Ia mengatakan, dalam Undang-Undang Nomor 5 Tahun 1960 tentang Pokok-Pokok Agraria, khususnya Pasal 9 ayat 2 menyebutkan semua warga negara laki-laki dan perempuan mempunyai kesempatan yang sama untuk memperoleh sesuatu hak atas tanah serta untuk mendapat manfaat dan hasilnya baik bagi diri sendiri maupun keluarganya. “Mengapa perempuan berhak atas kepemilikan lahan? Untuk kesejahteraan, efisiensi, kesetaraan, dan pemberdayaan,” katanya.
Kondisi perempuan yang sulit mendapat pengakuan akan posisinya juga diungkapkan Susan Herawati, Sekjen Koalisi Rakyat untuk Keadilan Perikanan (KIARA). Bahkan untuk mencari bentuk reforma agraria di wilayah pesisir masih menjadi tantangan.
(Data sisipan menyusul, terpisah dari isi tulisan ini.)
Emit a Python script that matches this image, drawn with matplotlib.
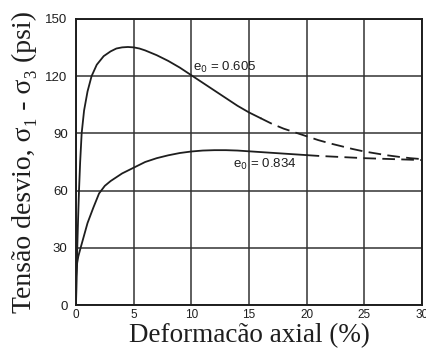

Menurut Susan, hingga kini perempuan-perempuan nelayan belum mendapat pengakuan, kendati setiap hari mereka bekerja seperti nelayan pada umumnya.
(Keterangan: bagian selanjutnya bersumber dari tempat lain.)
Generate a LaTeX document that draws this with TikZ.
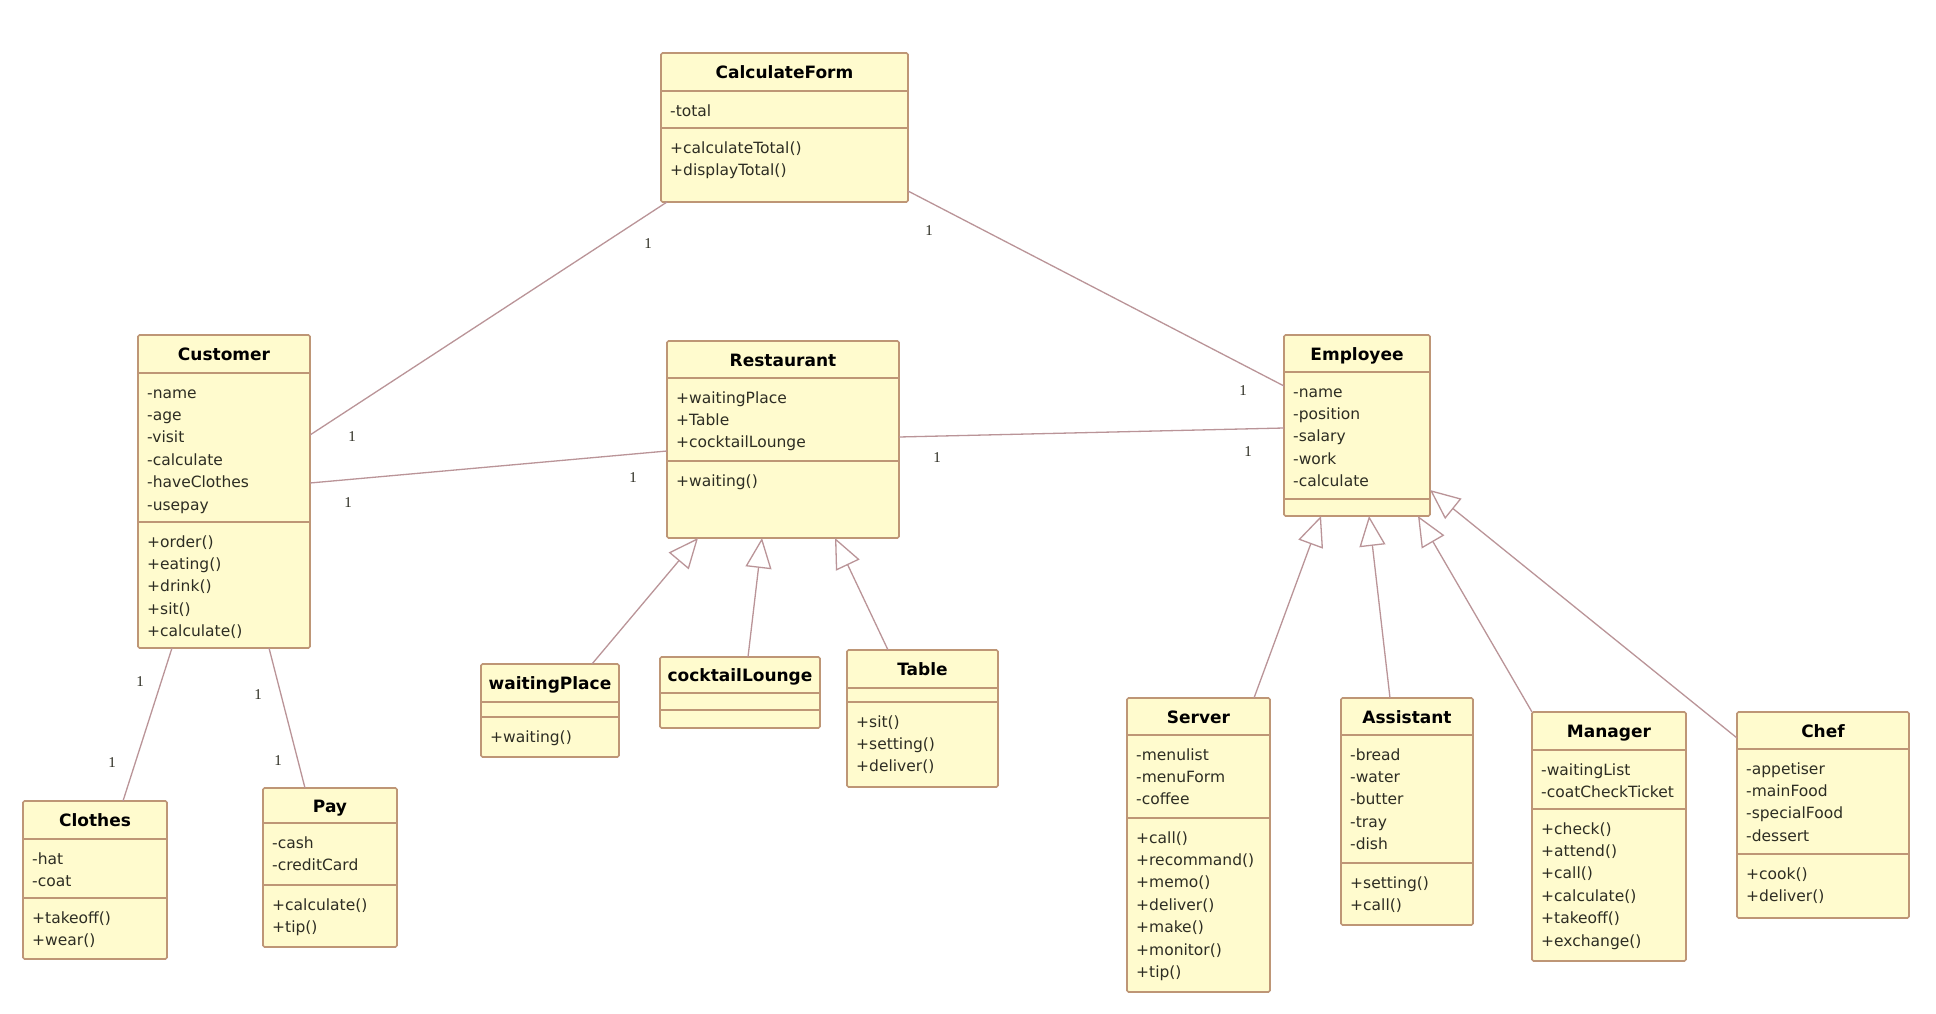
\documentclass[tikz,border=0pt]{standalone}
\usepackage{fontspec}
\setmainfont{DejaVu Sans}
\newfontfamily\ttlfont{DejaVu Sans}
\newfontfamily\numfont{Liberation Serif}
\usetikzlibrary{arrows.meta,calc}
\definecolor{boxc}{RGB}{190,150,118}
\definecolor{fillc}{RGB}{255,251,206}
\definecolor{linec}{RGB}{186,148,152}
\definecolor{txtc}{RGB}{45,45,35}
\tikzset{
 x=1pt,y=-1pt,
 cls/.style={draw=boxc, fill=fillc, line width=1.6pt, rounded corners=1.5pt, anchor=north west, inner sep=0pt, outer sep=0pt},
 sepl/.style={draw=boxc, line width=1.4pt},
 ttl/.style={font=\ttlfont\bfseries\fontsize{17}{20}\selectfont, anchor=base, inner sep=0pt},
 lst/.style={font=\fontsize{15.5}{22.4}\selectfont, align=left, anchor=north west, inner sep=0pt, text=txtc},
 assoc/.style={draw=linec, line width=1.3pt},
 gen/.style={draw=linec, line width=1.3pt, -{Triangle[open, length=30pt, width=26pt]}},
 mult/.style={font=\numfont\fontsize{15}{15}\selectfont, text=txtc, inner sep=0pt},
}
\newcommand\umlcls[8]{%
 \node[cls, minimum width=#4pt, minimum height=#5pt] (#1) at (#2,#3) {};
 \draw[sepl] ($(#1.north west)+(0,#6)$) -- ($(#1.north east)+(0,#6)$);
 \draw[sepl] ($(#1.north west)+(0,#7)$) -- ($(#1.north east)+(0,#7)$);
 \node[ttl] (#1-t) at ($(#1.north)+(0,#6/2+6.5)$) {#8};
}
\newcommand\umltext[4]{\node[lst] (#1-#4) at ($(#1.north west)+(9,#2+9.3)$) {\strut #3};}
\begin{document}
\begin{tikzpicture}
\useasboundingbox[fill=white] (0,0) rectangle (1936,1014);
% classes
\umlcls{calc}{661}{53}{247}{149}{38}{75}{CalculateForm}
\umltext{calc}{38}{-total}{a}
\umltext{calc}{75}{+calculateTotal()\\+displayTotal()}{m}

\umlcls{cust}{138}{335}{172}{313}{38}{187}{Customer}
\umltext{cust}{38}{-name\\-age\\-visit\\-calculate\\-haveClothes\\-usepay}{a}
\umltext{cust}{187}{+order()\\+eating()\\+drink()\\+sit()\\+calculate()}{m}

\umlcls{rest}{667}{341}{232}{197}{37}{120}{Restaurant}
\umltext{rest}{37}{+waitingPlace\\+Table\\+cocktailLounge}{a}
\umltext{rest}{120}{+waiting()}{m}

\umlcls{emp}{1284}{335}{146}{181}{37}{164}{Employee}
\umltext{emp}{37}{-name\\-position\\-salary\\-work\\-calculate}{a}

\umlcls{clo}{23}{801}{144}{158}{38}{97}{Clothes}
\umltext{clo}{38}{-hat\\-coat}{a}
\umltext{clo}{97}{+takeoff()\\+wear()}{m}

\umlcls{pay}{263}{788}{134}{159}{35}{97}{Pay}
\umltext{pay}{35}{-cash\\-creditCard}{a}
\umltext{pay}{97}{+calculate()\\+tip()}{m}

\umlcls{wp}{481}{664}{138}{93}{38}{53}{waitingPlace}
\umltext{wp}{53}{+waiting()}{m}

\umlcls{cl}{660}{657}{160}{71}{36}{53}{cocktailLounge}

\umlcls{tbl}{847}{650}{151}{137}{38}{52}{Table}
\umltext{tbl}{52}{+sit()\\+setting()\\+deliver()}{m}

\umlcls{srv}{1127}{698}{143}{294}{37}{120}{Server}
\umltext{srv}{37}{-menulist\\-menuForm\\-coffee}{a}
\umltext{srv}{120}{+call()\\+recommand()\\+memo()\\+deliver()\\+make()\\+monitor()\\+tip()}{m}

\umlcls{ast}{1341}{698}{132}{227}{37}{165}{Assistant}
\umltext{ast}{37}{-bread\\-water\\-butter\\-tray\\-dish}{a}
\umltext{ast}{165}{+setting()\\+call()}{m}

\umlcls{mgr}{1532}{712}{154}{249}{38}{97}{Manager}
\umltext{mgr}{38}{-waitingList\\-coatCheckTicket}{a}
\umltext{mgr}{97}{+check()\\+attend()\\+call()\\+calculate()\\+takeoff()\\+exchange()}{m}

\umlcls{chef}{1737}{712}{172}{206}{37}{142}{Chef}
\umltext{chef}{37}{-appetiser\\-mainFood\\-specialFood\\-dessert}{a}
\umltext{chef}{142}{+cook()\\+deliver()}{m}

% associations
\draw[assoc] ($(calc.south west)+(6,0)$) -- ($(cust.north east)+(0,100)$);
\draw[assoc] ($(calc.north east)+(0,138)$) -- ($(emp.north west)+(0,51)$);
\draw[assoc] ($(cust.north east)+(0,148)$) -- ($(rest.north west)+(0,110)$);
\draw[assoc] ($(rest.north east)+(0,96)$) -- ($(emp.north west)+(0,93)$);
\draw[assoc] ($(cust.south west)+(34,0)$) -- ($(clo.north west)+(100,0)$);
\draw[assoc] ($(cust.south west)+(131,0)$) -- ($(pay.north west)+(42,0)$);
% generalizations
\draw[gen] ($(wp.north west)+(111,0)$) -- ($(rest.south west)+(31,0)$);
\draw[gen] ($(cl.north west)+(88,0)$) -- ($(rest.south west)+(95,0)$);
\draw[gen] ($(tbl.north west)+(41,0)$) -- ($(rest.south west)+(168,0)$);
\draw[gen] ($(srv.north west)+(127,0)$) -- ($(emp.south west)+(37,0)$);
\draw[gen] ($(ast.north west)+(49,0)$) -- ($(emp.south west)+(85,0)$);
\draw[gen] (mgr.north west) -- ($(emp.south west)+(134,0)$);
\draw[gen] ($(chef.north west)+(0,26)$) -- ($(emp.north east)+(0,155)$);
% multiplicities
\node[mult] (m1) at (648,244) {1};
\node[mult] (m2) at (352,437) {1};
\node[mult] (m3) at (929,231) {1};
\node[mult] (m4) at (1243,391) {1};
\node[mult] (m5) at (348,503) {1};
\node[mult] (m6) at (633,478) {1};
\node[mult] (m7) at (937,458) {1};
\node[mult] (m8) at (1248,452) {1};
\node[mult] (m9) at (140,682) {1};
\node[mult] (m10) at (112,763) {1};
\node[mult] (m11) at (258,695) {1};
\node[mult] (m12) at (278,761) {1};
\end{tikzpicture}
\end{document}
Jhonsar Lumbantoruan, Staf Ahli Komisi II, memaparkan perjalanan panjang dari proses legislasi RUU Pertanahan hingga masuk sebagai program legislasi nasional 2018. RUU Pertanahan yang ada saat ini membutuhkan penyesuaian, namun secara prinsip tidak ada yang berubah. “”Kepastian hukum dikuatkan dalam RUU tersebut,” katanya.
Pelengkap UUPA
Yagus Suyadi, Kepala Bagian Perundang-undangan Biro Hukum dan Hubungan Masyarakat Kementerian Agraria dan Tata Ruang, menyatakan RUU Pertanahan merupakan sebagai pelengkap UU Pokok Agraria yang mengatur lebih rinci tentang permasalahan agraria/pertanahan sesuai dengan kebutuhan bangsa, negara dan masyarakat.
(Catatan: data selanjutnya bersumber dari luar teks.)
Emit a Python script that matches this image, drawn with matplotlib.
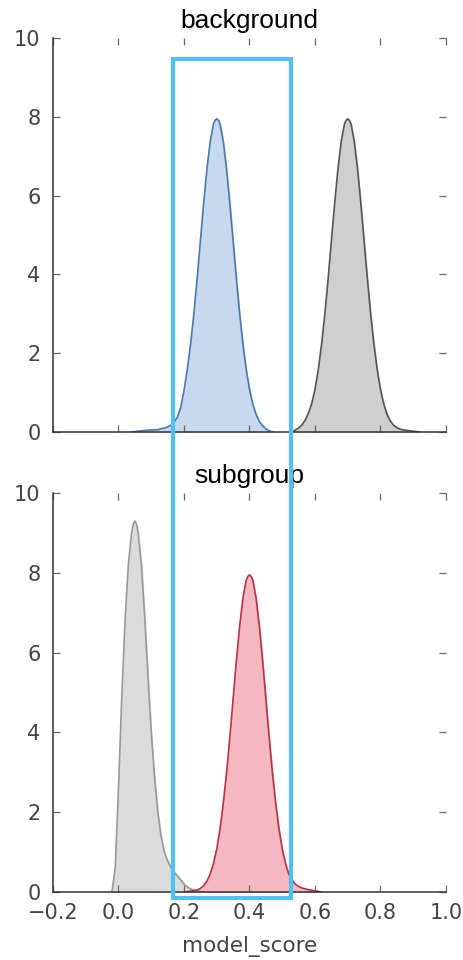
import matplotlib
matplotlib.use("Agg")
import matplotlib.pyplot as plt
from matplotlib.patches import Rectangle

# density curves
blue_x = [0.04, 0.06, 0.08, 0.10, 0.12, 0.14, 0.15, 0.16, 0.17, 0.18, 0.19, 0.20,
          0.21, 0.22, 0.23, 0.24, 0.25, 0.26, 0.27, 0.28, 0.29, 0.295, 0.30, 0.305,
          0.31, 0.32, 0.33, 0.34, 0.35, 0.36, 0.37, 0.38, 0.39, 0.40, 0.41, 0.42,
          0.43, 0.44, 0.45, 0.46, 0.47]
blue_y = [0.0, 0.02, 0.04, 0.05, 0.06, 0.1, 0.13, 0.17, 0.25, 0.38, 0.62, 1.05,
          1.58, 2.22, 2.99, 3.88, 4.84, 5.80, 6.67, 7.37, 7.82, 7.91, 7.95, 7.91,
          7.82, 7.37, 6.67, 5.80, 4.84, 3.88, 2.99, 2.22, 1.58, 1.08, 0.71, 0.45,
          0.27, 0.16, 0.08, 0.03, 0.0]

grey_top_x = [0.53, 0.55, 0.56, 0.57, 0.58, 0.59, 0.60, 0.61, 0.62, 0.63, 0.64,
              0.65, 0.66, 0.67, 0.68, 0.69, 0.695, 0.70, 0.705, 0.71, 0.72, 0.73,
              0.74, 0.75, 0.76, 0.77, 0.78, 0.79, 0.80, 0.81, 0.82, 0.83, 0.84,
              0.85, 0.86, 0.88, 0.90, 0.92]
grey_top_y = [0.0, 0.1, 0.18, 0.3, 0.48, 0.72, 1.08, 1.58, 2.22, 2.99, 3.88,
              4.84, 5.80, 6.67, 7.37, 7.82, 7.91, 7.95, 7.91, 7.82, 7.37, 6.67,
              5.80, 4.84, 3.88, 2.99, 2.22, 1.58, 1.08, 0.71, 0.45, 0.28, 0.17,
              0.11, 0.07, 0.04, 0.02, 0.0]

grey_bot_x = [-0.02, -0.01, 0.00, 0.01, 0.02, 0.03, 0.04, 0.045, 0.05, 0.055, 0.06,
              0.07, 0.08, 0.09, 0.10, 0.11, 0.12, 0.13, 0.14, 0.15, 0.16, 0.17,
              0.18, 0.19, 0.20, 0.21, 0.22, 0.23, 0.24, 0.25, 0.26]
grey_bot_y = [0.0, 0.6, 2.6, 4.9, 6.8, 8.2, 9.0, 9.22, 9.3, 9.22, 9.0,
              8.2, 6.9, 5.4, 4.0, 2.9, 2.0, 1.4, 1.0, 0.78, 0.62, 0.5,
              0.4, 0.3, 0.2, 0.13, 0.08, 0.05, 0.03, 0.01, 0.0]

red_x = [0.20, 0.22, 0.24, 0.25, 0.26, 0.27, 0.28, 0.29, 0.30, 0.31, 0.32, 0.33,
         0.34, 0.35, 0.36, 0.37, 0.38, 0.39, 0.395, 0.40, 0.405, 0.41, 0.42, 0.43,
         0.44, 0.45, 0.46, 0.47, 0.48, 0.49, 0.50, 0.51, 0.52, 0.53, 0.54, 0.55,
         0.56, 0.58, 0.60, 0.62]
red_y = [0.0, 0.02, 0.05, 0.09, 0.16, 0.27, 0.45, 0.71, 1.08, 1.58, 2.22, 2.99,
         3.88, 4.84, 5.80, 6.67, 7.37, 7.82, 7.91, 7.95, 7.91, 7.82, 7.37, 6.67,
         5.80, 4.84, 3.88, 2.99, 2.22, 1.58, 1.08, 0.71, 0.45, 0.3, 0.2, 0.14,
         0.1, 0.06, 0.03, 0.0]

# highlight box (data coords: left/top in top panel, right/bottom in bottom panel)
box_left, box_top = 0.166, 9.47
box_right, box_bottom = 0.527, -0.15

fig = plt.figure(figsize=(4.64, 9.6), dpi=100)
ax1 = fig.add_axes([0.1142, 0.55, 0.847, 0.4104])
ax2 = fig.add_axes([0.1142, 0.0708, 0.847, 0.4156])

ax1.fill_between(blue_x, blue_y, color="#c6d9ee")
ax1.plot(blue_x, blue_y, color="#4a7aa8", lw=1.2)
ax1.fill_between(grey_top_x, grey_top_y, color="#cfcfcf")
ax1.plot(grey_top_x, grey_top_y, color="#555555", lw=1.2)

ax2.fill_between(grey_bot_x, grey_bot_y, color="#dcdcdc")
ax2.plot(grey_bot_x, grey_bot_y, color="#999999", lw=1.2)
ax2.fill_between(red_x, red_y, color="#f5b8c0")
ax2.plot(red_x, red_y, color="#b8324a", lw=1.2)

for ax, title in [(ax1, "background"), (ax2, "subgroup")]:
    ax.set_xlim(-0.2, 1.0)
    ax.set_ylim(0, 10)
    ax.set_yticks([0, 2, 4, 6, 8, 10])
    ax.set_xticks([-0.2, 0.0, 0.2, 0.4, 0.6, 0.8, 1.0])
    ax.spines["top"].set_visible(False)
    ax.spines["right"].set_visible(False)
    ax.spines["left"].set_color("#333333")
    ax.spines["bottom"].set_color("#333333")
    ax.spines["left"].set_linewidth(1.1)
    ax.spines["bottom"].set_linewidth(1.1)
    ax.tick_params(direction="in", top=True, right=True, length=5, width=0.9,
                   color="#666666", labelsize=15, labelcolor="#444444")
    ax.tick_params(axis="y", pad=9)
    ax.tick_params(axis="x", pad=8)
    ax.set_title(title, fontsize=19, family="Liberation Sans", pad=7)

ax1.tick_params(labelbottom=False)
ax2.set_xlabel("model_score", fontsize=15.5, color="#444444", labelpad=9)

fig.canvas.draw()
p_tl = fig.transFigure.inverted().transform(ax1.transData.transform((box_left, box_top)))
p_br = fig.transFigure.inverted().transform(ax2.transData.transform((box_right, box_bottom)))
fig.patches.append(Rectangle((p_tl[0], p_br[1]), p_br[0] - p_tl[0], p_tl[1] - p_br[1],
                             transform=fig.transFigure, fill=False,
                             edgecolor="#4fc1f5", lw=3, zorder=10))

fig.savefig("out.png", dpi=100, facecolor="white")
Substansi RUU tersebut antara lain menegaskan status tanah negara, yakni tanah negara adalah tanah yang tidak dilekati suatu hak atas tanah.
Solidaritas Perempuan menilai dialog tentang RUU Pertanahan sangat penting karena hingga kini keterkaitan erat perempuan dengan alam ternyata tidak menjamin akses dan kontrol perempuan atas sumber daya alam di sekitarnya. Perempuan dengan produktifnya, antara lain sebagai petani maupun nelayan, kontribusinya belum diperhitungkan, baik oleh hukum negara maupun budaya.
Sementara ketika terjadi konflik agraria, perempuan yang paling merasakan dampaknya, karena rentan mengalami tindak kekerasan dan trauma karena adanya konflik tersebut.